Task description: Your task is to transcribe all of the data below exactly, omitting the images.

Data listing:
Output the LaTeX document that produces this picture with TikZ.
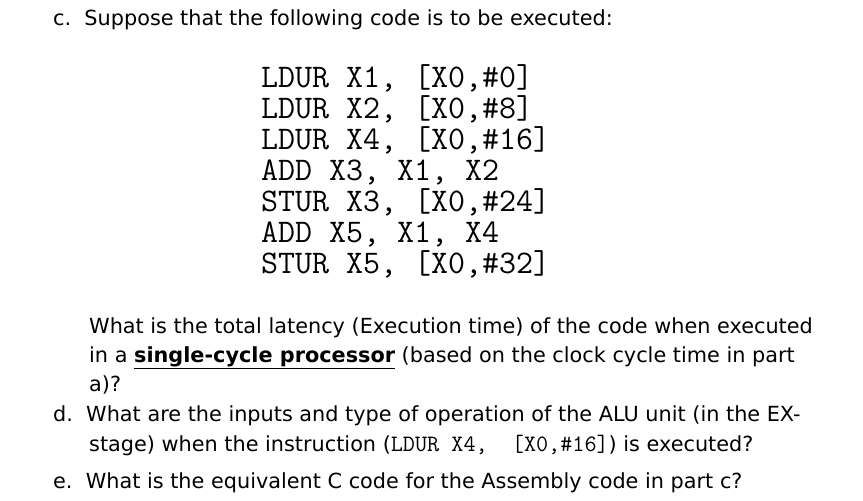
\documentclass[tikz,border=0pt]{standalone}
\usepackage{fontspec}
\setmainfont{DejaVu Sans}
\begin{document}
\begin{tikzpicture}[x=1pt,y=1pt,
  txt/.style={anchor=base west,inner sep=0pt,font=\fontsize{20.8}{29}\selectfont},
  code/.style={anchor=base west,inner sep=0pt,font=\fontsize{33}{31}\selectfont\ttfamily}]
\useasboundingbox[fill=white] (0,0) rectangle (863,-501);
\newcommand{\mc}[1]{{\fontsize{23.5}{29}\selectfont\ttfamily #1}}
\node[txt] (c) at (53,-25) {c.\ \ Suppose that the following code is to be executed:};
\node[code] (l1) at (261,-87) {LDUR X1, [X0,\#0]};
\node[code] (l2) at (261,-118) {LDUR X2, [X0,\#8]};
\node[code] (l3) at (261,-149) {LDUR X4, [X0,\#16]};
\node[code] (l4) at (261,-180) {ADD X3, X1, X2};
\node[code] (l5) at (261,-211) {STUR X3, [X0,\#24]};
\node[code] (l6) at (261,-242) {ADD X5, X1, X4};
\node[code] (l7) at (261,-273) {STUR X5, [X0,\#32]};
\node[txt] (p1) at (89,-333) {What is the total latency (Execution time) of the code when executed};
\node[txt] (p2) at (89,-362) {in a \underline{\textbf{single-cycle processor}} (based on the clock cycle time in part};
\node[txt] (p3) at (89,-391) {a)?};
\node[txt] (d1) at (53,-421) {d.\ \ What are the inputs and type of operation of the ALU unit (in the EX-};
\node[txt] (d2) at (89,-451) {stage) when the instruction (\mc{LDUR X4,\ \ [X0,\#16]}) is executed?};
\node[txt] (e1) at (53,-488) {e.\ \ What is the equivalent C code for the Assembly code in part c?};
\end{tikzpicture}
\end{document}
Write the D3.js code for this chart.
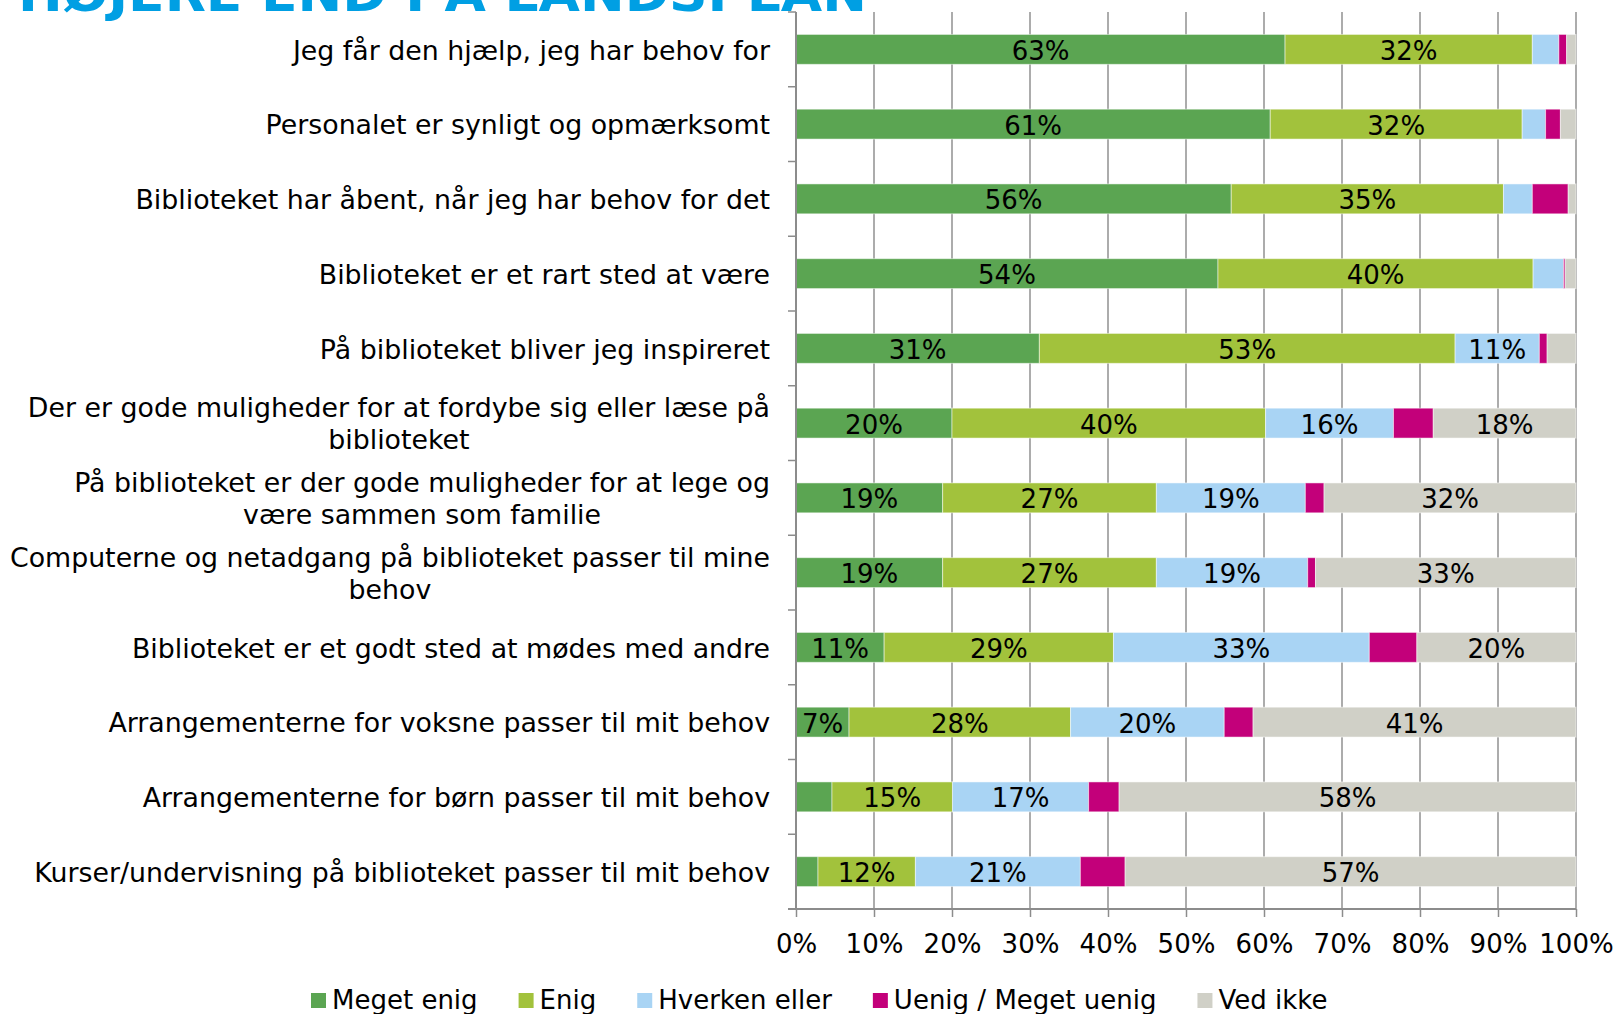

Response for this exercise:
Output the LaTeX document that produces this picture with TikZ.
\documentclass[tikz,border=0pt]{standalone}
\usepackage{fontspec}
\setmainfont{DejaVu Sans}
\begin{document}
\begin{tikzpicture}[x=1pt,y=1pt,
  txt/.style={anchor=base west,inner sep=0pt,font=\fontsize{20.8}{29}\selectfont},
  code/.style={anchor=base west,inner sep=0pt,font=\fontsize{33}{31}\selectfont\ttfamily}]
\useasboundingbox[fill=white] (0,0) rectangle (863,-501);
\newcommand{\mc}[1]{{\fontsize{23.5}{29}\selectfont\ttfamily #1}}
\node[txt] (c) at (53,-25) {c.\ \ Suppose that the following code is to be executed:};
\node[code] (l1) at (261,-87) {LDUR X1, [X0,\#0]};
\node[code] (l2) at (261,-118) {LDUR X2, [X0,\#8]};
\node[code] (l3) at (261,-149) {LDUR X4, [X0,\#16]};
\node[code] (l4) at (261,-180) {ADD X3, X1, X2};
\node[code] (l5) at (261,-211) {STUR X3, [X0,\#24]};
\node[code] (l6) at (261,-242) {ADD X5, X1, X4};
\node[code] (l7) at (261,-273) {STUR X5, [X0,\#32]};
\node[txt] (p1) at (89,-333) {What is the total latency (Execution time) of the code when executed};
\node[txt] (p2) at (89,-362) {in a \underline{\textbf{single-cycle processor}} (based on the clock cycle time in part};
\node[txt] (p3) at (89,-391) {a)?};
\node[txt] (d1) at (53,-421) {d.\ \ What are the inputs and type of operation of the ALU unit (in the EX-};
\node[txt] (d2) at (89,-451) {stage) when the instruction (\mc{LDUR X4,\ \ [X0,\#16]}) is executed?};
\node[txt] (e1) at (53,-488) {e.\ \ What is the equivalent C code for the Assembly code in part c?};
\end{tikzpicture}
\end{document}
Write the D3.js code for this chart.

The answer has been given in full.